The one outtake (01m:05s) is of Vigilante's concession phone call to Kennedy, in which he puts on the best face he can. You can nearly smell the sewage flying with the original campaign commercials—there are four 30-second spots from Vigilante's campaign, and five from Kennedy's. What's billed as a making-of documentary (03m:30s) is really a chat with the filmmaker's parents, in their home in Schenectady, NY; they're proud of their boy, but it's about as interesting as watching some other family's home movies. An interview (01m:03s) with Seftel is very brief, as is the promo spot for P.O.V., the PBS series on which this first aired.

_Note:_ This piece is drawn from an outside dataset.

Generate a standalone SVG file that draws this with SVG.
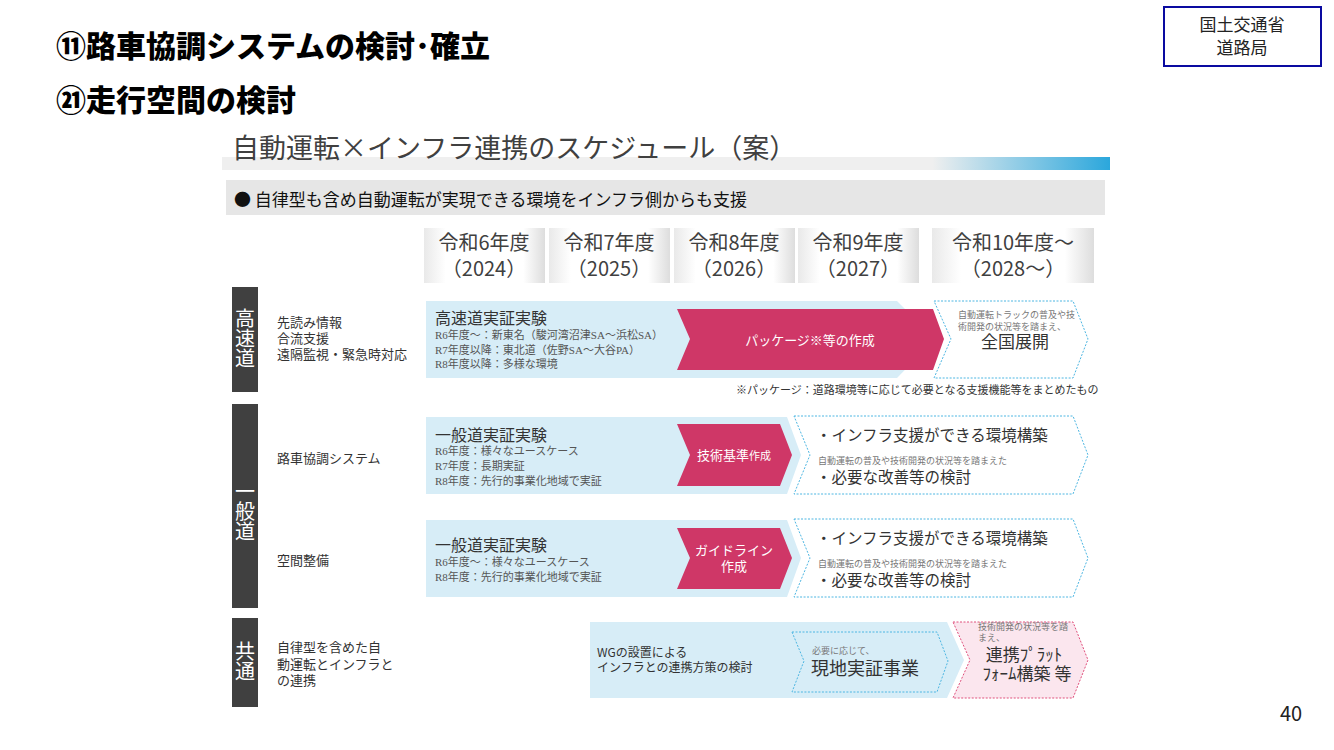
<svg xmlns="http://www.w3.org/2000/svg" width="1334" height="750" viewBox="0 0 1334 750">
<defs>
<linearGradient id="bar" x1="0" y1="0" x2="1" y2="0">
<stop offset="0" stop-color="#efefef"/>
<stop offset="0.8" stop-color="#efefef"/>
<stop offset="1" stop-color="#2ba7dc"/>
</linearGradient>
<linearGradient id="yr" x1="0" y1="0" x2="1" y2="0">
<stop offset="0" stop-color="#e9e9e9"/>
<stop offset="0.18" stop-color="#ffffff"/>
<stop offset="0.82" stop-color="#ffffff"/>
<stop offset="1" stop-color="#dddddd"/>
</linearGradient>
</defs>
<style>
text{font-family:"Noto Sans CJK JP","Noto Sans",sans-serif;}
.title{font-size:30px;font-weight:900;fill:#000;}
.yr{font-size:20px;fill:#404040;text-anchor:middle;}
.cat{fill:#404040;}
.catt{font-size:20px;fill:#fff;writing-mode:vertical-rl;}
.lbl{font-size:13px;fill:#333;}
.blue{fill:#d7edf7;}
.pink{fill:#cf3767;}
.btitle{font-size:16px;fill:#333;}
.sub{font-family:"Liberation Serif","Noto Sans CJK JP",serif;font-size:11px;fill:#555;}
.pt{font-size:13px;fill:#fff;text-anchor:middle;}
.dash{fill:#fff;stroke:#4db6e2;stroke-width:1;stroke-dasharray:2 1.5;}
.dashp{fill:#fbe6ee;stroke:#e0507c;stroke-width:1;stroke-dasharray:2 1.5;}
.big{font-size:15.5px;fill:#333;}
.tiny{font-family:"Liberation Serif","Noto Sans CJK JP",serif;font-size:9px;fill:#777;}
</style>
<rect width="1334" height="750" fill="#fff"/>

<g id="header">
<text class="title" x="56" y="57">⑪路車協調システムの検討･確立</text>
<text class="title" x="56" y="111">㉑走行空間の検討</text>
</g>

<g id="agency">
<rect x="1164" y="7" width="157" height="59" fill="#fff" stroke="#0a0aa0" stroke-width="2"/>
<text x="1242" y="31" font-size="17" fill="#222" text-anchor="middle">国土交通省</text>
<text x="1242" y="54" font-size="17" fill="#222" text-anchor="middle">道路局</text>
</g>

<g id="heading">
<rect x="222" y="157" width="888" height="13" fill="url(#bar)"/>
<text x="232" y="158" font-size="27" fill="#404040">自動運転×インフラ連携のスケジュール（案）</text>
<rect x="226" y="180" width="879" height="35" fill="#e6e6e6"/>
<text x="234" y="206" font-size="17" fill="#111">● 自律型も含め自動運転が実現できる環境をインフラ側からも支援</text>
</g>

<g id="years">
<rect x="424" y="228" width="121" height="55" fill="url(#yr)"/>
<rect x="549" y="228" width="121" height="55" fill="url(#yr)"/>
<rect x="674" y="228" width="121" height="55" fill="url(#yr)"/>
<rect x="798" y="228" width="121" height="55" fill="url(#yr)"/>
<rect x="932" y="228" width="162" height="55" fill="url(#yr)"/>
<text class="yr" x="484" y="250">令和6年度</text><text class="yr" x="484" y="276">（2024）</text>
<text class="yr" x="609" y="250">令和7年度</text><text class="yr" x="609" y="276">（2025）</text>
<text class="yr" x="734" y="250">令和8年度</text><text class="yr" x="734" y="276">（2026）</text>
<text class="yr" x="858" y="250">令和9年度</text><text class="yr" x="858" y="276">（2027）</text>
<text class="yr" x="1013" y="250">令和10年度～</text><text class="yr" x="1013" y="276">（2028～）</text>
</g>

<g id="cat-expressway">
<rect class="cat" x="232" y="287" width="26" height="105"/>
<text class="catt" x="245" y="308">高速道</text>
<text class="lbl" x="277" y="327">先読み情報</text>
<text class="lbl" x="277" y="343">合流支援</text>
<text class="lbl" x="277" y="359">遠隔監視・緊急時対応</text>
</g>

<g id="cat-general">
<rect class="cat" x="232" y="404" width="26" height="204"/>
<text class="catt" x="245" y="481">一般道</text>
<text class="lbl" x="277" y="463">路車協調システム</text>
<text class="lbl" x="277" y="565">空間整備</text>
</g>

<g id="cat-common">
<rect class="cat" x="232" y="618" width="26" height="89"/>
<text class="catt" x="245" y="641">共通</text>
<text class="lbl" x="277" y="652">自律型を含めた自</text>
<text class="lbl" x="277" y="669">動運転とインフラと</text>
<text class="lbl" x="277" y="685">の連携</text>
</g>

<g id="expressway-trial">
<polygon class="blue" points="426,301 897,301 935,339 897,378 426,378"/>
<text class="btitle" x="435" y="324">高速道実証実験</text>
<text class="sub" x="435" y="339">R6年度～：新東名（駿河湾沼津SA～浜松SA）</text>
<text class="sub" x="435" y="354">R7年度以降：東北道（佐野SA～大谷PA）</text>
<text class="sub" x="435" y="368">R8年度以降：多様な環境</text>
</g>
<g id="expressway-package">
<polygon class="pink" points="677,309 933,309 944,339 933,370 677,370 690,339"/>
<text class="pt" x="810" y="345">パッケージ※等の作成</text>
</g>
<g id="expressway-national">
<polygon class="dash" points="934,301 1073,301 1088,339 1073,378 934,378 951,339"/>
<text class="tiny" x="958" y="318">自動運転トラックの普及や技</text>
<text class="tiny" x="958" y="330">術開発の状況等を踏まえ、</text>
<text x="1015" y="348" font-size="17" fill="#333" text-anchor="middle">全国展開</text>
</g>
<text x="736" y="394" font-size="11" fill="#333">※パッケージ：道路環境等に応じて必要となる支援機能等をまとめたもの</text>

<g id="general-trial-1">
<polygon class="blue" points="426,417 787,417 801,455 787,494 426,494"/>
<text class="btitle" x="435" y="441">一般道実証実験</text>
<text class="sub" x="435" y="455">R6年度：様々なユースケース</text>
<text class="sub" x="435" y="470">R7年度：長期実証</text>
<text class="sub" x="435" y="485">R8年度：先行的事業化地域で実証</text>
</g>
<g id="general-standard">
<polygon class="pink" points="677,424 780,424 792,455 780,486 677,486 690,455"/>
<text class="pt" x="734" y="460">技術基準<tspan font-size="11">作成</tspan></text>
</g>
<g id="general-env-1">
<polygon class="dash" points="794,416 1073,416 1088,455 1073,494 794,494 810,455"/>
<text class="big" x="816" y="441">・インフラ支援ができる環境構築</text>
<text class="tiny" x="818" y="464">自動運転の普及や技術開発の状況等を踏まえた</text>
<text class="big" x="816" y="483">・必要な改善等の検討</text>
</g>

<g id="general-trial-2">
<polygon class="blue" points="426,520 787,520 801,558 787,597 426,597"/>
<text class="btitle" x="435" y="551">一般道実証実験</text>
<text class="sub" x="435" y="566">R6年度～：様々なユースケース</text>
<text class="sub" x="435" y="581">R8年度：先行的事業化地域で実証</text>
</g>
<g id="general-guideline">
<polygon class="pink" points="677,528 780,528 792,558 780,589 677,589 690,558"/>
<text class="pt" x="734" y="555" font-size="12">ガイドライン</text>
<text class="pt" x="734" y="571" font-size="11">作成</text>
</g>
<g id="general-env-2">
<polygon class="dash" points="794,519 1073,519 1088,558 1073,597 794,597 810,558"/>
<text class="big" x="816" y="544">・インフラ支援ができる環境構築</text>
<text class="tiny" x="818" y="567">自動運転の普及や技術開発の状況等を踏まえた</text>
<text class="big" x="816" y="586">・必要な改善等の検討</text>
</g>

<g id="common-wg">
<polygon class="blue" points="590,622 947,622 964,660 947,698 590,698"/>
<text x="597" y="657" font-size="12" fill="#333">WGの設置による</text>
<text x="597" y="672" font-size="12" fill="#333">インフラとの連携方策の検討</text>
</g>
<g id="common-field">
<polygon fill="none" stroke="#4db6e2" stroke-width="1" stroke-dasharray="2 1.5" points="792,632 937,632 948,661 937,692 792,692 804,661"/>
<text class="tiny" x="812" y="654">必要に応じて、</text>
<text x="811" y="675" font-size="18" fill="#333">現地実証事業</text>
</g>
<g id="common-platform">
<polygon class="dashp" points="953,622 1073,622 1088,660 1073,698 953,698 970,660"/>
<text class="tiny" x="978" y="630">技術開発の状況等を踏</text>
<text class="tiny" x="978" y="641">まえ、</text>
<text x="1024" y="661" font-size="17" fill="#333" text-anchor="middle">連携ﾌﾟﾗｯﾄ</text>
<text x="1027" y="680" font-size="17" fill="#333" text-anchor="middle">ﾌｫｰﾑ構築 等</text>
</g>

<g id="connectors"></g>

<text x="1291" y="721" font-size="20" fill="#222" text-anchor="middle" font-family="Noto Sans, sans-serif">40</text>
</svg>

Perhaps most interesting of all is The Real Russell (13m:19s), a piece commissioned by CBS News in 1996; Seftel teams up with journalist Michael Lewis to visit the home town of Bob Dole, where the residents are hoping that a victory by the Republican candidate in that year's Presidential campaign will save their village. It's really kind of a smarmy exercise, though it's heartbreaking, too, these people with a huge financial incentive in the Bob Dole industry; Lewis and Seftel soon get bigfooted, though, when the national press corps comes to town. (Gracious heavens, it's Barbara Walters!) Seftel provides commentary on this, too; the folks at CBS hired him for this after seeing Taking on the Kennedys, and the director teamed up with Lewis after reading Lewis's campaign pieces in The New Republic; ultimately, though, the network didn't know what to do with it, and it never aired.

Extras Grade: B-

 

Final Comments

A sharp, almost acrid look at how fame and reflected glory frequently trump policy issues and the public interest in the political arena. If you've ever gone to the voting booth, held your nose and chosen between the lesser of two evils, you'll learn something about how things got that way from this documentary.